Like impeachment, it is also a complicated process that will take time, requiring first a declaration by the vice president, supported by the majority of the Cabinet, that the president is “unable to discharge the powers and duties of his office.” Does not liking or trusting how he is discharging them render him “unable”? I doubt it.
Then, the president could dispute the declaration, causing Congress to reconvene and decide the matter (requiring a two-thirds majority vote to find him “disabled”) within 21 days. By then, of course, Biden will be president.
Removing the president promptly, then, is highly unlikely through the push of a constitutional button. But there is another alternative, one that the Founders also contemplated: We will need statesmen and leaders to help guide us through the next two weeks.
We will need Vice President Mike Pence, who stood up and told the president he could not change the electoral vote, and who apparently also called for the National Guard to help quell the riots, to step up. It will mandate that members of Congress worry less about how they look to Trump’s political constituencies and care more about how they lead the republic. It will call for more from Republican Sens. Mitt Romney and Ben Sasse and less from the intemperate Sens. Josh Hawley and Ted Cruz.

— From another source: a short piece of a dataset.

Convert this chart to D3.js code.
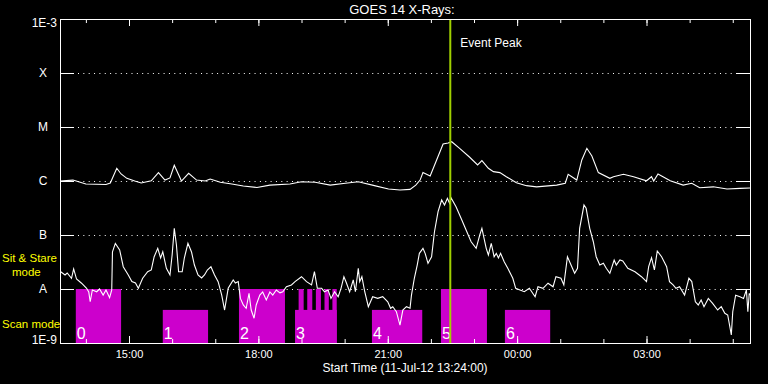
<!DOCTYPE html>
<html lang="en">
<head>
<meta charset="UTF-8">
<title>GOES 14 X-Rays</title>
<style>
  html, body { margin: 0; padding: 0; background: #000; }
  svg { display: block; }
  text { font-family: "Liberation Sans", Arial, sans-serif; fill: #fff; }
</style>
</head>
<body>
<svg id="chart" width="768" height="384"></svg>
<script src="https://d3js.org/d3.v7.min.js"></script>
<script>
// time window (16 h from start)
const startTime = new Date(2012, 6, 11, 13, 24);
const endTime = new Date(2012, 6, 12, 5, 24);
const peakTime = '22:27';

const levelNames = ['A', 'B', 'C', 'M', 'X'];
const levelFlux = [1e-8, 1e-7, 1e-6, 1e-5, 1e-4];

// long channel (1-8 A), minutes after start / W m^-2
const upperMinutes = [0, 18, 36, 64, 70, 79, 85, 93, 104, 113, 127, 137, 146, 153, 159, 169, 179, 190, 202, 209,
  223, 239, 255, 274, 292, 320, 336, 355, 376, 397, 415, 436, 457, 473, 487, 495, 501, 505, 515, 524,
  533, 540, 545, 556, 570, 581, 587, 596, 603, 612, 621, 635, 649, 663, 691, 703, 707, 719, 726, 733,
  740, 749, 765, 770, 784, 798, 816, 823, 826, 832, 849, 867, 879, 890, 909, 928, 946, 960];
const upperFlux = [1.0e-6, 1.04e-6, 8.8e-7, 8.6e-7, 9.2e-7, 1.72e-6, 1.35e-6, 1.12e-6, 1.0e-6, 9.2e-7,
  1.01e-6, 1.43e-6, 1.04e-6, 1.14e-6, 1.95e-6, 1.0e-6, 1.39e-6, 1.04e-6, 1.0e-6, 1.09e-6,
  9.5e-7, 8.8e-7, 8.1e-7, 7.6e-7, 8.4e-7, 8.8e-7, 9.7e-7, 9.5e-7, 8.4e-7, 9.1e-7,
  9.7e-7, 8.3e-7, 7.1e-7, 6.8e-7, 7.0e-7, 8.4e-7, 1.04e-6, 1.43e-6, 1.24e-6, 2.45e-6,
  4.84e-6, 5.05e-6, 5.34e-6, 4.03e-6, 2.75e-6, 1.98e-6, 2.38e-6, 1.72e-6, 1.49e-6, 1.43e-6,
  1.20e-6, 9.3e-7, 8.2e-7, 7.8e-7, 8.4e-7, 9.1e-7, 1.33e-6, 1.04e-6, 2.45e-6, 4.03e-6,
  2.9e-6, 1.43e-6, 1.12e-6, 1.20e-6, 1.33e-6, 1.20e-6, 1.01e-6, 1.2e-6, 1.0e-6, 1.35e-6,
  1.01e-6, 8.4e-7, 9.1e-7, 7.5e-7, 7.8e-7, 7.1e-7, 7.3e-7, 7.4e-7];

// short channel (0.5-4 A)
const lowerMinutes = [1, 7, 10, 16, 19, 23, 30, 37, 40, 42, 45, 51, 55, 60, 64, 69, 72, 73, 77, 83,
  88, 95, 100, 105, 109, 115, 122, 127, 131, 136, 140, 143, 148, 153, 156, 159, 162, 165, 170, 173,
  178, 183, 187, 192, 197, 201, 205, 210, 215, 220, 225, 229, 234, 241, 244, 248, 251, 255, 259, 263,
  266, 270, 273, 278, 282, 287, 292, 296, 301, 306, 310, 315, 322, 327, 336, 343, 350, 354, 358, 364,
  368, 373, 377, 382, 387, 391, 395, 398, 403, 408, 411, 415, 417, 420, 424, 429, 435, 442, 449, 456,
  460, 463, 468, 473, 477, 482, 487, 489, 493, 497, 500, 505, 508, 512, 517, 521, 526, 531, 535, 539,
  542, 544, 551, 558, 565, 572, 579, 584, 587, 590, 593, 596, 600, 604, 607, 610, 613, 618, 623, 630,
  634, 640, 646, 653, 661, 665, 672, 679, 686, 690, 697, 701, 706, 711, 716, 720, 723, 729, 732, 737,
  742, 746, 751, 756, 760, 765, 771, 774, 779, 783, 790, 800, 809, 816, 819, 823, 827, 831, 837, 844,
  848, 853, 857, 862, 869, 875, 879, 884, 888, 892, 896, 902, 908, 915, 920, 925, 929, 934, 936, 940,
  946, 951, 955, 957, 959, 960];
const lowerFlux = [2.09e-8, 1.82e-8, 1.98e-8, 1.58e-8, 2.35e-8, 1.53e-8, 1.28e-8, 1.03e-8, 8.8e-9, 5.8e-9,
  9.6e-9, 8.9e-9, 1.0e-8, 7.7e-9, 9.6e-9, 6.9e-9, 9.6e-9, 4.9e-8, 7.0e-8, 5.3e-8,
  2.59e-8, 1.82e-8, 1.37e-8, 1.29e-8, 1.03e-8, 1.58e-8, 2.09e-8, 2.25e-8, 3.96e-8, 5.67e-8,
  3.75e-8, 4.9e-8, 2.42e-8, 1.82e-8, 4.26e-8, 1.33e-7, 6.53e-8, 2.09e-8, 2.09e-8, 3.75e-8,
  7.0e-8, 4.84e-8, 2.78e-8, 1.82e-8, 1.60e-8, 1.82e-8, 2.25e-8, 2.59e-8, 1.82e-8, 1.37e-8,
  7.7e-9, 4.08e-9, 1.03e-8, 1.47e-8, 1.29e-8, 1.37e-8, 6.7e-9, 5.06e-9, 4.39e-9, 8.3e-9,
  4.08e-9, 2.87e-9, 5.06e-9, 7.7e-9, 8.8e-9, 6.25e-9, 8.8e-9, 7.7e-9, 9.6e-9, 8.5e-9,
  8.9e-9, 1.10e-8, 1.19e-8, 1.37e-8, 1.69e-8, 1.37e-8, 1.19e-8, 2.09e-8, 1.03e-8, 1.03e-8,
  8.9e-9, 9.6e-9, 6.7e-9, 8.9e-9, 7.2e-9, 1.03e-8, 1.69e-8, 1.35e-8, 8.9e-9, 1.47e-8,
  8.9e-9, 2.42e-8, 1.37e-8, 1.69e-8, 8.9e-9, 4.70e-9, 7.2e-9, 6.7e-9, 7.2e-9, 5.8e-9,
  4.39e-9, 4.70e-9, 3.80e-9, 2.15e-9, 4.08e-9, 4.70e-9, 4.39e-9, 7.7e-9, 1.58e-8, 2.78e-8,
  4.58e-8, 5.67e-8, 4.58e-8, 2.99e-8, 3.96e-8, 1.15e-7, 2.70e-7, 4.45e-7, 3.59e-7, 4.78e-7,
  3.86e-7, 4.91e-7, 3.34e-7, 2.04e-7, 1.24e-7, 7.5e-8, 5.67e-8, 1.0e-7, 1.33e-7, 8.7e-8,
  5.67e-8, 4.26e-8, 7.0e-8, 3.96e-8, 4.58e-8, 3.75e-8, 4.58e-8, 3.2e-8, 2.42e-8, 1.58e-8,
  1.03e-8, 9.6e-9, 8.9e-9, 1.03e-8, 7.2e-9, 1.10e-8, 1.03e-8, 1.28e-8, 1.10e-8, 1.69e-8,
  1.58e-8, 1.19e-8, 3.96e-8, 2.78e-8, 1.95e-8, 2.42e-8, 1.33e-7, 3.59e-7, 3.12e-7, 1.33e-7,
  7.5e-8, 3.96e-8, 2.78e-8, 2.99e-8, 2.42e-8, 1.95e-8, 3.44e-8, 2.78e-8, 3.44e-8, 3.30e-8,
  2.42e-8, 2.09e-8, 1.69e-8, 1.37e-8, 2.59e-8, 3.80e-8, 2.25e-8, 5.05e-8, 3.96e-8, 2.59e-8,
  1.37e-8, 1.19e-8, 1.03e-8, 1.10e-8, 7.7e-9, 1.58e-8, 1.37e-8, 5.8e-9, 5.06e-9, 6.25e-9,
  4.70e-9, 6.7e-9, 5.43e-9, 4.08e-9, 4.70e-9, 3.55e-9, 3.30e-9, 1.41e-9, 3.80e-9, 7.7e-9,
  7.2e-9, 6.7e-9, 9.6e-9, 3.80e-9, 8.3e-9, 7.7e-9];

// observing periods
const obsLabels = ['0', '1', '2', '3', '4', '5', '6'];
const obsStart = ['13:46', '15:47', '17:33', '18:51', '20:38', '22:14', '23:43'];
const obsEnd = ['14:49', '16:50', '18:37', '19:49', '21:48', '23:18', '00:46'];
const obsMode = ['stare', 'scan', 'stare', 'scan', 'scan', 'stare', 'scan'];
// sit & stare slots inside observation 3
const stareStart = ['18:56', '19:08', '19:20', '19:32', '19:43'];
const stareEnd = ['19:03', '19:15', '19:27', '19:38', '19:49'];

const modeTop = { stare: 1e-8, scan: 4.1e-9 };

const plotLeft = 60, plotRight = 750, plotTop = 19, plotBottom = 343;

function at(hhmm) {
  const [h, m] = hhmm.split(':').map(Number);
  return new Date(2012, 6, h < 12 ? 12 : 11, h, m);
}
const fromStart = m => d3.timeMinute.offset(startTime, m);

const svg = d3.select('#chart');
const x = d3.scaleTime().domain([startTime, endTime]).range([plotLeft, plotRight]);
const y = d3.scaleLog().domain([1e-9, 1e-3]).range([plotBottom, plotTop]);

svg.append('rect').attr('width', 768).attr('height', 384).attr('fill', '#000');

// dotted level lines
svg.append('g').selectAll('line').data(levelFlux).join('line')
  .attr('x1', plotLeft + 18).attr('x2', plotRight - 14)
  .attr('y1', d => y(d) + 0.5).attr('y2', d => y(d) + 0.5)
  .attr('stroke', '#fff').attr('stroke-dasharray', '1,4.35');

// observing blocks
const magenta = '#cc00cc';
const obs = obsStart.map((s, i) => ({ s: at(s), e: at(obsEnd[i]), mode: obsMode[i], label: obsLabels[i] }));
svg.append('g').selectAll('rect').data(obs).join('rect')
  .attr('x', d => x(d.s)).attr('width', d => x(d.e) - x(d.s))
  .attr('y', d => y(modeTop[d.mode])).attr('height', d => plotBottom - y(modeTop[d.mode]))
  .attr('fill', magenta);
svg.append('g').selectAll('rect').data(stareStart).join('rect')
  .attr('x', d => x(at(d))).attr('width', (d, i) => x(at(stareEnd[i])) - x(at(d)))
  .attr('y', y(modeTop.stare)).attr('height', plotBottom - y(modeTop.stare))
  .attr('fill', magenta);
svg.append('g').selectAll('text').data(obs).join('text')
  .attr('x', d => x(d.s) + 1).attr('y', plotBottom - 4)
  .attr('font-size', 16).text(d => d.label);

// curves
const line = d3.line().x(d => x(d.t)).y(d => y(d.f));
const upper = upperMinutes.map((m, i) => ({ t: fromStart(m), f: upperFlux[i] }));
const lower = lowerMinutes.map((m, i) => ({ t: fromStart(m), f: lowerFlux[i] }));
[upper, lower].forEach(series => {
  svg.append('path').datum(series)
    .attr('d', line)
    .attr('fill', 'none')
    .attr('stroke', '#fff')
    .attr('stroke-width', 1.1);
});

// event peak
svg.append('line')
  .attr('x1', x(at(peakTime))).attr('x2', x(at(peakTime)))
  .attr('y1', plotTop).attr('y2', plotBottom)
  .attr('stroke', '#a0d000').attr('stroke-width', 2);
svg.append('text').attr('x', x(at(peakTime)) + 10).attr('y', 47)
  .attr('font-size', 12).text('Event Peak');

// axes
const hourFmt = d3.timeFormat('%H:%M');
const axisColor = g => g.attr('color', '#fff').call(g => g.select('.domain').remove());

svg.append('g').attr('transform', `translate(0,${plotBottom})`)
  .call(d3.axisBottom(x).ticks(d3.timeHour.every(1)).tickSizeInner(-4).tickSizeOuter(0).tickFormat(''))
  .call(axisColor);
svg.append('g').attr('transform', `translate(0,${plotBottom})`)
  .call(d3.axisBottom(x).ticks(d3.timeHour.every(3)).tickSizeInner(-7).tickSizeOuter(0)
    .tickPadding(7).tickFormat(hourFmt))
  .call(axisColor)
  .call(g => g.selectAll('text').attr('font-size', 11).attr('font-family', '"Liberation Sans", Arial, sans-serif'));
svg.append('g').attr('transform', `translate(0,${plotTop})`)
  .call(d3.axisTop(x).ticks(d3.timeHour.every(1)).tickSizeInner(-4).tickSizeOuter(0).tickFormat(''))
  .call(axisColor);
svg.append('g').attr('transform', `translate(0,${plotTop})`)
  .call(d3.axisTop(x).ticks(d3.timeHour.every(3)).tickSizeInner(-7).tickSizeOuter(0).tickFormat(''))
  .call(axisColor);

svg.append('g').attr('transform', `translate(${plotLeft},0)`)
  .call(d3.axisLeft(y).tickValues(levelFlux).tickSizeInner(-14).tickSizeOuter(0)
    .tickFormat((d, i) => levelNames[i]))
  .call(axisColor)
  .call(g => g.selectAll('text').attr('x', -17).attr('text-anchor', 'middle')
    .attr('font-size', 12).attr('font-family', '"Liberation Sans", Arial, sans-serif'));
svg.append('g').attr('transform', `translate(${plotRight},0)`)
  .call(d3.axisRight(y).tickValues(levelFlux).tickSizeInner(-14).tickSizeOuter(0).tickFormat(''))
  .call(axisColor);

svg.append('rect')
  .attr('x', plotLeft + 0.5).attr('y', plotTop + 0.5)
  .attr('width', plotRight - plotLeft).attr('height', plotBottom - plotTop)
  .attr('fill', 'none').attr('stroke', '#fff');

svg.append('text').attr('x', 57).attr('y', 27).attr('text-anchor', 'end')
  .attr('font-size', 12).text('1E-3');
svg.append('text').attr('x', 57).attr('y', 344).attr('text-anchor', 'end')
  .attr('font-size', 12).text('1E-9');

// mode captions
const yellow = '#ffff00';
svg.append('text').attr('x', 2).attr('y', 262).attr('font-size', 11.5)
  .style('fill', yellow).text('Sit & Stare');
svg.append('text').attr('x', 12).attr('y', 276).attr('font-size', 11.5)
  .style('fill', yellow).text('mode');
svg.append('text').attr('x', 2).attr('y', 328).attr('font-size', 11.5)
  .style('fill', yellow).text('Scan mode');

// titles
svg.append('text').attr('x', 402).attr('y', 14).attr('text-anchor', 'middle')
  .attr('font-size', 13).text('GOES 14 X-Rays:');
svg.append('text').attr('x', 405).attr('y', 372).attr('text-anchor', 'middle')
  .attr('font-size', 12).text('Start Time (11-Jul-12 13:24:00)');
</script>
</body>
</html>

In our time, we think any problem should be fixed immediately, like that truck I saw hauling sod down the freeway with its sign reading, “Instant grassification.” But a democratic republic is a slow, careful, deliberative, sometimes messy business. However, it does respond to the voice of the people, more often through leadership than through structural processes.
We will be healthier in the long run if we survive the next two weeks through greater bipartisanship and leadership rather than through more Senate trials or divisive impeachment and 25th Amendment votes. Let the rational voices stirred by the mob this week, and the steadier leadership we have seen from some of our leaders, see us through.
It’s not only the best way. Given the limited time for the alternatives, it is the only way we will make it.